5. Roll Out in Phases
We picked 3 pilot projects, applied our new frameworks, and iterated hard.
6. Establish KPIs
Delivery time, budget adherence, stakeholder satisfaction. You measure it, or you’re just guessing.
7. Promote the Wins
Don’t be shy. Showcase success stories. Momentum builds from credibility.
What’s the Objective of a Project Management Office?
Cut through the fluff—the PMO exists to make the business better at executing what matters.
- Standardize for repeatability
- Align projects with strategy
- Optimize use of people and tools
- Predict risks before they explode
- Track outcomes and ROI
- Support PMs instead of burning them out
- Bridge leadership and operations with clear communication
A good PMO doesn’t just enforce—it empowers.
Final Word: A PMO Isn’t for Everyone—But If You’re Drowning, It’s Your Lifeboat
If your org is humming along with 2-3 projects and tight alignment, maybe you’re fine. But once you’ve got layers of cross-functional teams, a flood of priorities, and leadership asking for insight—you’ll wish you had a PMO yesterday.
But let me be clear—if the executive team isn’t backing the PMO loudly and visibly, don’t bother building one. You’ll spend more time chasing status updates than delivering results.

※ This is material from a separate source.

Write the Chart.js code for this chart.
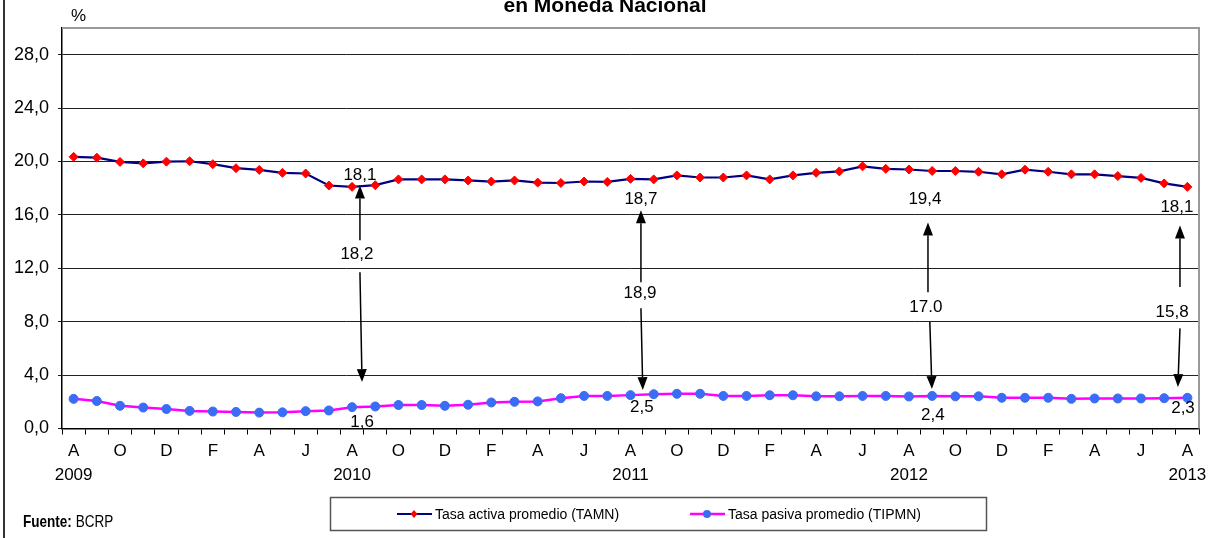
<!DOCTYPE html>
<html lang="es">
<head>
<meta charset="utf-8">
<script src="https://cdn.jsdelivr.net/npm/chart.js@4.4.0/dist/chart.umd.min.js"></script>
<style>
  html, body { margin: 0; padding: 0; background: #fff; }
  #wrap { position: relative; width: 1216px; height: 538px; overflow: hidden; font-family: "Liberation Sans", Arial, sans-serif; color: #000; }
  #grafico { position: absolute; left: 0; top: 0; }
  .borde { position: absolute; left: 3px; top: 0; width: 2px; height: 538px; background: #333; }
  .titulo { position: absolute; left: 0; width: 1210px; top: -6px; line-height: 21px; text-align: center; font-weight: bold; font-size: 21px; }
  .unidad { position: absolute; left: 71px; top: 7px; font-size: 17px; line-height: 17px; }
  .fuente { position: absolute; left: 23px; top: 513px; font-size: 16.5px; line-height: 16px; transform: scaleX(0.82); transform-origin: left top; white-space: nowrap; }
</style>
</head>
<body>
<div id="wrap">
  <canvas id="grafico" width="1216" height="538"></canvas>
  <div class="borde"></div>
  <div class="titulo">en Moneda Nacional</div>
  <div class="unidad">%</div>
  <div class="fuente"><b>Fuente:</b> BCRP</div>
</div>
<script>
// meses de agosto 2009 a agosto 2013
const categorias = [
  'Ago09', 'Sep09', 'Oct09', 'Nov09', 'Dic09', 'Ene10', 'Feb10', 'Mar10', 'Abr10', 'May10', 'Jun10', 'Jul10',
  'Ago10', 'Sep10', 'Oct10', 'Nov10', 'Dic10', 'Ene11', 'Feb11', 'Mar11', 'Abr11', 'May11', 'Jun11', 'Jul11',
  'Ago11', 'Sep11', 'Oct11', 'Nov11', 'Dic11', 'Ene12', 'Feb12', 'Mar12', 'Abr12', 'May12', 'Jun12', 'Jul12',
  'Ago12', 'Sep12', 'Oct12', 'Nov12', 'Dic12', 'Ene13', 'Feb13', 'Mar13', 'Abr13', 'May13', 'Jun13', 'Jul13',
  'Ago13'
];

// Tasa activa promedio en moneda nacional (TAMN), %
const tamn = [
  20.35, 20.29, 19.97, 19.86, 19.99, 20.02, 19.80, 19.50, 19.37, 19.15, 19.10, 18.20,
  18.1, 18.23, 18.66, 18.66, 18.66, 18.58, 18.50, 18.58, 18.42, 18.39, 18.50, 18.47,
  18.7, 18.66, 18.96, 18.80, 18.80, 18.96, 18.66, 18.96, 19.15, 19.26, 19.64, 19.45,
  19.4, 19.29, 19.29, 19.23, 19.04, 19.39, 19.23, 19.04, 19.04, 18.91, 18.77, 18.36,
  18.1
];

// Tasa pasiva promedio en moneda nacional (TIPMN), %
const tipmn = [
  2.22, 2.06, 1.70, 1.57, 1.46, 1.32, 1.27, 1.24, 1.19, 1.21, 1.30, 1.35,
  1.6, 1.65, 1.76, 1.76, 1.70, 1.78, 1.95, 2.00, 2.03, 2.27, 2.44, 2.44,
  2.5, 2.57, 2.60, 2.60, 2.44, 2.44, 2.49, 2.49, 2.41, 2.41, 2.44, 2.44,
  2.4, 2.44, 2.41, 2.41, 2.30, 2.30, 2.30, 2.22, 2.25, 2.25, 2.25, 2.27,
  2.3
];

const inicialMes = { Ene: 'E', Feb: 'F', Mar: 'M', Abr: 'A', May: 'M', Jun: 'J', Jul: 'J', Ago: 'A', Sep: 'S', Oct: 'O', Nov: 'N', Dic: 'D' };
const ticksY = [0, 4, 8, 12, 16, 20, 24, 28];

// textos del spread tal como se publican
const spreads = ['18,2', '18,9', '17.0', '15,8'];

// ubicacion de flechas y rotulos: indice del mes, desplazamiento en categorias, alturas en %
const anotaciones = [
  { i: 12, xTop: 0.34, yTop: 18.95, xUp: 0.34, up: [14.1, 18.2], xMid: 0.21, yMid: 13.05, xDown: [0.34, 0.43], down: [11.7, 3.48], xBot: 0.43, yBot: 0.49 },
  { i: 24, xTop: 0.45, yTop: 17.16, xUp: 0.45, up: [10.95, 16.34], xMid: 0.41, yMid: 10.13, xDown: [0.45, 0.53], down: [9.0, 2.88], xBot: 0.49, yBot: 1.61 },
  { i: 36, xTop: 0.69, yTop: 17.16, xUp: 0.82, up: [10.2, 15.44], xMid: 0.73, yMid: 9.08, xDown: [0.90, 0.99], down: [8.0, 2.95], xBot: 1.03, yBot: 1.0 },
  { i: 48, xTop: -0.45, yTop: 16.6, xUp: -0.32, up: [10.6, 15.2], xMid: -0.66, yMid: 8.7, xDown: [-0.32, -0.41], down: [7.5, 3.1], xBot: -0.19, yBot: 1.53 }
];

const FUENTE = '"Liberation Sans", Arial, sans-serif';
const fmt = v => v.toFixed(1).replace('.', ',');

const flecha = (ctx, x1, y1, x2, y2) => {
  const ang = Math.atan2(y2 - y1, x2 - x1);
  const largo = 13, ancho = 5;
  const bx = x2 - largo * Math.cos(ang), by = y2 - largo * Math.sin(ang);
  ctx.beginPath();
  ctx.moveTo(x1, y1);
  ctx.lineTo(bx, by);
  ctx.stroke();
  ctx.beginPath();
  ctx.moveTo(x2, y2);
  ctx.lineTo(bx + ancho * Math.sin(ang), by - ancho * Math.cos(ang));
  ctx.lineTo(bx - ancho * Math.sin(ang), by + ancho * Math.cos(ang));
  ctx.closePath();
  ctx.fill();
}

const marco = {
  id: 'marco',
  beforeDatasetsDraw(chart) {
    const { ctx, chartArea: a } = chart;
    ctx.save();
    ctx.strokeStyle = '#999';
    ctx.lineWidth = 2;
    ctx.beginPath();
    ctx.moveTo(a.left, a.top);
    ctx.lineTo(a.right, a.top);
    ctx.lineTo(a.right, a.bottom);
    ctx.stroke();
    ctx.restore();
  }
};

const rotulos = {
  id: 'rotulos',
  afterDatasetsDraw(chart) {
    const { ctx } = chart;
    const x = chart.scales.x, y = chart.scales.y;
    ctx.save();
    ctx.fillStyle = '#000';
    ctx.strokeStyle = '#000';
    ctx.lineWidth = 1.5;
    ctx.font = '17px ' + FUENTE;
    ctx.textAlign = 'center';
    ctx.textBaseline = 'middle';
    anotaciones.forEach((n, k) => {
      const px = d => x.getPixelForValue(n.i + d);
      ctx.fillText(fmt(tamn[n.i]), px(n.xTop), y.getPixelForValue(n.yTop));
      flecha(ctx, px(n.xUp), y.getPixelForValue(n.up[0]), px(n.xUp), y.getPixelForValue(n.up[1]));
      ctx.fillText(spreads[k], px(n.xMid), y.getPixelForValue(n.yMid));
      flecha(ctx, px(n.xDown[0]), y.getPixelForValue(n.down[0]), px(n.xDown[1]), y.getPixelForValue(n.down[1]));
      ctx.fillText(fmt(tipmn[n.i]), px(n.xBot), y.getPixelForValue(n.yBot));
    });
    ctx.restore();
  }
};

// leyenda en recuadro bajo el eje
const leyenda = {
  id: 'leyenda',
  afterDraw(chart) {
    const { ctx } = chart;
    ctx.save();
    ctx.strokeStyle = '#555';
    ctx.lineWidth = 1.5;
    ctx.strokeRect(330.5, 497.5, 656, 33);
    const cy = 514;
    const items = [{ x: 397, ds: chart.data.datasets[0] }, { x: 690, ds: chart.data.datasets[1] }];
    items.forEach(({ x, ds }) => {
      ctx.strokeStyle = ds.borderColor;
      ctx.lineWidth = ds.borderWidth;
      ctx.beginPath();
      ctx.moveTo(x, cy);
      ctx.lineTo(x + 35, cy);
      ctx.stroke();
      ctx.fillStyle = ds.pointBackgroundColor;
      ctx.beginPath();
      if (ds.pointStyle === 'rectRot') {
        ctx.moveTo(x + 17, cy - 4);
        ctx.lineTo(x + 20.5, cy);
        ctx.lineTo(x + 17, cy + 4);
        ctx.lineTo(x + 13.5, cy);
        ctx.closePath();
      } else {
        ctx.arc(x + 17, cy, 4, 0, Math.PI * 2);
      }
      ctx.fill();
      ctx.fillStyle = '#000';
      ctx.font = '14px ' + FUENTE;
      ctx.textBaseline = 'middle';
      ctx.fillText(ds.label, x + 38, cy + 1);
    });
    ctx.restore();
  }
};

new Chart(document.getElementById('grafico'), {
  type: 'line',
  data: {
    labels: categorias,
    datasets: [
      {
        label: 'Tasa activa promedio (TAMN)',
        data: tamn,
        borderColor: '#000080',
        borderWidth: 2.2,
        pointStyle: 'rectRot',
        pointRadius: 4.5,
        pointBackgroundColor: '#ff0000',
        pointBorderColor: '#ff0000',
        pointBorderWidth: 1,
        tension: 0
      },
      {
        label: 'Tasa pasiva promedio (TIPMN)',
        data: tipmn,
        borderColor: '#ff00ff',
        borderWidth: 2.5,
        pointStyle: 'circle',
        pointRadius: 4.5,
        pointBackgroundColor: '#3a6cf6',
        pointBorderColor: '#3a6cf6',
        pointBorderWidth: 1,
        tension: 0
      }
    ]
  },
  options: {
    responsive: false,
    animation: false,
    devicePixelRatio: 1,
    layout: { padding: { top: 28, right: 17, left: 0, bottom: 0 } },
    plugins: { legend: { display: false }, tooltip: { enabled: false } },
    scales: {
      x: {
        offset: true,
        afterFit: s => { s.height = 109.5; },
        border: { color: '#000', width: 1.5 },
        grid: { offset: true, drawOnChartArea: false, drawTicks: true, tickLength: 6, color: '#000' },
        ticks: {
          autoSkip: false,
          maxRotation: 0,
          padding: 4,
          color: '#000',
          font: { family: FUENTE, size: 17, lineHeight: 1.45 },
          callback: (v, i) => {
            if (i % 2) return '';
            const c = categorias[i];
            const m = inicialMes[c.slice(0, 3)];
            return i % 12 === 0 ? [m, '20' + c.slice(3)] : m;
          }
        }
      },
      y: {
        min: 0,
        max: 30,
        afterFit: s => { s.width = 62; },
        afterBuildTicks: s => { s.ticks = ticksY.concat([30]).map(v => ({ value: v })); },
        border: { color: '#000', width: 1.5 },
        grid: {
          color: c => (c.tick && c.tick.value === 30 ? 'rgba(0,0,0,0)' : '#222'),
          lineWidth: 1,
          tickLength: 4
        },
        ticks: {
          padding: 9,
          color: '#000',
          font: { family: FUENTE, size: 18 },
          callback: v => (v === 30 ? '' : fmt(v))
        }
      }
    }
  },
  plugins: [marco, rotulos, leyenda]
});
</script>
</body>
</html>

A PMO needs to be plugged into the real power structure of the organization. That means:
- Having direct access to executive leadership
- Running stakeholder forums or steering committees
- Acting as the translator between strategic intent and operational reality
Stakeholder alignment isn’t an activity. It’s a continuous campaign. The PMO makes sure everyone—from C-suite to dev team—is working towards the same business objectives.